Jump to navigation Jump to search
'English=Lingala' pair wasn't part of the idea list for GSOC19. I'm planning to work on 'English-Swahili' pair first as part of GSOC and then the 'English-Lingala' pair.
- It doesn't have to be on the list, you can propose your own. Also, I think there is a fairly well developed Lingala transducer. But none for Swahili. - Francis Tyers (talk) 13:34, 10 March 2019 (CET)
- You're right. I noticed a couple of things: running the code, the morphological analyzer works perfectly(lin.automorf.bin). But I do not see a mono-dictionary file where I would be implementing and adding vocabulary and paradigms(like apertium-lin.lin.dix). Everything seems to be encoded in 'apertium-lin.lin.lexc' and I can't find any documentation on how to use it. And lasty, what's a transducer? Is it the mono-dictionary?

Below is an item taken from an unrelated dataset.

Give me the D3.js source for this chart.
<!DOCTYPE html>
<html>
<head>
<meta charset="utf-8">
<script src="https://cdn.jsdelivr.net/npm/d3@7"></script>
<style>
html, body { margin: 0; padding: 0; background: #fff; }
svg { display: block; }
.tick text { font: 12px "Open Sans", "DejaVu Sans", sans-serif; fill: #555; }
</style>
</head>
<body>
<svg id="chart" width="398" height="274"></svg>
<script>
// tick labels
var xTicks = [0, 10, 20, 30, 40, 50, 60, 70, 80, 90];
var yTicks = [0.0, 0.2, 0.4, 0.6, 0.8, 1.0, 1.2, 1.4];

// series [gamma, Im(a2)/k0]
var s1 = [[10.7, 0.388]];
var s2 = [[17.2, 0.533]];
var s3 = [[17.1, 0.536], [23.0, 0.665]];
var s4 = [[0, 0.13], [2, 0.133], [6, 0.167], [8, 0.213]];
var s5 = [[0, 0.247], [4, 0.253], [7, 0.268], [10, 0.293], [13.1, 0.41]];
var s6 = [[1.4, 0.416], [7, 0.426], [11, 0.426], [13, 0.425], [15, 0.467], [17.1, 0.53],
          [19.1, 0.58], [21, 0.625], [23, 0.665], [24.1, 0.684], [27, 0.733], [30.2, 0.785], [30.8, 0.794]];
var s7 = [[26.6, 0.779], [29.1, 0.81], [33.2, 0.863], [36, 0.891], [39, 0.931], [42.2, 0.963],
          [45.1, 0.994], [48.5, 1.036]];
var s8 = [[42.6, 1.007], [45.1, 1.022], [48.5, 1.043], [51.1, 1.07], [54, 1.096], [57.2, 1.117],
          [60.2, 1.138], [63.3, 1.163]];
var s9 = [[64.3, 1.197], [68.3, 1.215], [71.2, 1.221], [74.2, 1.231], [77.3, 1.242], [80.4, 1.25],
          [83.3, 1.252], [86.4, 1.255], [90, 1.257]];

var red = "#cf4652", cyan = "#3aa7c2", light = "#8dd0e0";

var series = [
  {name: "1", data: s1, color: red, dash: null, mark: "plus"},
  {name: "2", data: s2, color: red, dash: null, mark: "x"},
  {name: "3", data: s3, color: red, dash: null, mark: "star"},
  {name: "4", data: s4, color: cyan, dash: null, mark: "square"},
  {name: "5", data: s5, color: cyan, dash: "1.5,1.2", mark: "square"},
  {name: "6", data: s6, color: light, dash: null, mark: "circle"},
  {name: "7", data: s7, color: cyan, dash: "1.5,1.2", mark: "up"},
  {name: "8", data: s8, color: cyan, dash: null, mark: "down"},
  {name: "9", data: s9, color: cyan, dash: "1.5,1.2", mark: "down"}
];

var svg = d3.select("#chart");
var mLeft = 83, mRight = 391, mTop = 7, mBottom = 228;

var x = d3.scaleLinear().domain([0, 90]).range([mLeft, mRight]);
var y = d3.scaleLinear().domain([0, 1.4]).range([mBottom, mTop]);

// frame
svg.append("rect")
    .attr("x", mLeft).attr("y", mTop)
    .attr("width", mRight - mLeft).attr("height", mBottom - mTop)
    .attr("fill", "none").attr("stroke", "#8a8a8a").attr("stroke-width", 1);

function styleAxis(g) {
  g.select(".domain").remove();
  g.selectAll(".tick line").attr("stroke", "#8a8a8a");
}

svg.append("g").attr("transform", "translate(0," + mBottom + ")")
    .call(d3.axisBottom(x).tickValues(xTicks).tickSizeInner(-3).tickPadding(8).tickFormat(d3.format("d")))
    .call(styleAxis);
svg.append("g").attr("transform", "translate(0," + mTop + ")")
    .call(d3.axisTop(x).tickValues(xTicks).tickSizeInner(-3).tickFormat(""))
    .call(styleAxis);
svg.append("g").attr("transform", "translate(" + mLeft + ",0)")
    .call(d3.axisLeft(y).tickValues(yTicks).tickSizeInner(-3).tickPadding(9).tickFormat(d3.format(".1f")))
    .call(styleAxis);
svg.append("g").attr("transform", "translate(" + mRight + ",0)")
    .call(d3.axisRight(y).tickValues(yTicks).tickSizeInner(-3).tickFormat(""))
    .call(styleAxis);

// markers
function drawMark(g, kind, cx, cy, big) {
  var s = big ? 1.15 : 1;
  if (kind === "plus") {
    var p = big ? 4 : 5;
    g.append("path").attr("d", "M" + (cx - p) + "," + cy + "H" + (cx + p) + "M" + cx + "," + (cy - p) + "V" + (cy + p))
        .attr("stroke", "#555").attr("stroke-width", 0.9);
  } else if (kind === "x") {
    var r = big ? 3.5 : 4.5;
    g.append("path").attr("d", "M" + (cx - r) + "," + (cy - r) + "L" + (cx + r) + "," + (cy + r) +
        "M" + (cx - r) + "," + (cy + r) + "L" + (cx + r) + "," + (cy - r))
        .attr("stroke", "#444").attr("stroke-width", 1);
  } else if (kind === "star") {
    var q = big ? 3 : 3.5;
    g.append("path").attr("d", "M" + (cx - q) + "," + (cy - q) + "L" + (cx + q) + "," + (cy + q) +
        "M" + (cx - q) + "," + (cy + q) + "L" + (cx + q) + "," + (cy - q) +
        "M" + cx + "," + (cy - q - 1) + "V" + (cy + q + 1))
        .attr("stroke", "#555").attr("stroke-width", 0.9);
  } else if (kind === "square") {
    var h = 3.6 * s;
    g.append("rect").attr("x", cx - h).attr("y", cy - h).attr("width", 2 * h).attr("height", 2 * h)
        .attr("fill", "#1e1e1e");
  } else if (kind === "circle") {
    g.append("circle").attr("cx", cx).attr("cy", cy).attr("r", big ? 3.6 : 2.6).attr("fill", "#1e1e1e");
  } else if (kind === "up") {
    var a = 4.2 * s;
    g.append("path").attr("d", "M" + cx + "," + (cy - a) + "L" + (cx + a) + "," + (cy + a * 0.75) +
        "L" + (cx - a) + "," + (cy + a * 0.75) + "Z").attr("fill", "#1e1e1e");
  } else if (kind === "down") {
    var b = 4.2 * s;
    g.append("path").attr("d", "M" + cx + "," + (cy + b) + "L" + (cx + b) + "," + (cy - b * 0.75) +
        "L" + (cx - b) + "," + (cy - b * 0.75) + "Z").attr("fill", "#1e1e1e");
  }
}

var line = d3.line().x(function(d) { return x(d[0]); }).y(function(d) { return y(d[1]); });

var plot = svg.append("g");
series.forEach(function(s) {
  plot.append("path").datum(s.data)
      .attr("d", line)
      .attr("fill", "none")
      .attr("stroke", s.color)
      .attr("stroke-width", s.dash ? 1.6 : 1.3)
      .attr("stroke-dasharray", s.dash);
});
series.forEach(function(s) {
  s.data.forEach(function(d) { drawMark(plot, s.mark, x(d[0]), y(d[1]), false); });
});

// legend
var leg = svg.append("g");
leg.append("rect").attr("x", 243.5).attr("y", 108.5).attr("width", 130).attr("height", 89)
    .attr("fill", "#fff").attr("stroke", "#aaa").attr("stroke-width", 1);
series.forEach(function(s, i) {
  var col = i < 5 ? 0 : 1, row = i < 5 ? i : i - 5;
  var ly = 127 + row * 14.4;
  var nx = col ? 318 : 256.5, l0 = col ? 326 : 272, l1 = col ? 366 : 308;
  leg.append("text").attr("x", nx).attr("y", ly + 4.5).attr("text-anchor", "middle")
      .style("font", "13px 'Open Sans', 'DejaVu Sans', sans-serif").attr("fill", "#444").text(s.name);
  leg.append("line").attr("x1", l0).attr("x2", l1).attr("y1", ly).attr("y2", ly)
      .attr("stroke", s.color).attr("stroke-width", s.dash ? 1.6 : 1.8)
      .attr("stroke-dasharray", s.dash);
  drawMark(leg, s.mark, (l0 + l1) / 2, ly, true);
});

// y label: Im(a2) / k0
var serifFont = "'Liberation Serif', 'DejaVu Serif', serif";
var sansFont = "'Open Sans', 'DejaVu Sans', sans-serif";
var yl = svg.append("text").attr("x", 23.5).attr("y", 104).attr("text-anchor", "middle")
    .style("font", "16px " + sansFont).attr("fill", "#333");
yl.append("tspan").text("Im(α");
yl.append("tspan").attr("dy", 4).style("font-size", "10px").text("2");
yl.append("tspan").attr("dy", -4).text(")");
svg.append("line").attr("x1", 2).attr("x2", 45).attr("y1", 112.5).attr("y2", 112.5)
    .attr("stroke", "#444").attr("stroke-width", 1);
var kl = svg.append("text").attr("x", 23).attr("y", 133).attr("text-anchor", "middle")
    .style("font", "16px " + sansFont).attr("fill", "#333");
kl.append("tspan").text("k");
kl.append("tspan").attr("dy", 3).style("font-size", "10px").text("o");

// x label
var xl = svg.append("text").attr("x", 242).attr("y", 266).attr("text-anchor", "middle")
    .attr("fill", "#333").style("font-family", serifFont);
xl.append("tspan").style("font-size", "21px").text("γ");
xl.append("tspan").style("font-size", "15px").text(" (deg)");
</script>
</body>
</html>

- A copy-paste from the IRC logs:
[17:52:48] <selimcan> begiak, tell eden With spectie and firespeaker we'd discussed which finite-state framework will work better for Swahili and decided that it will need to be based on HFST. See wiki.apertium.org for more info on it. [17:52:48] <begiak> selimcan: I'll pass that on when eden is around.
- Would you recommend working on Swahili or Lingala? Like you said, the Lingala transducer is fairly well developed, and I would only need to work on disambiguation, transfer rules, and the bi-lingual dictionary. For Swahili, I will have to build a transducer from scratch on top of everything else. Which one do you think is more feasible given the short time period of GSOC? (And yes, HFST is more appropriate given the complex morphology of both languages).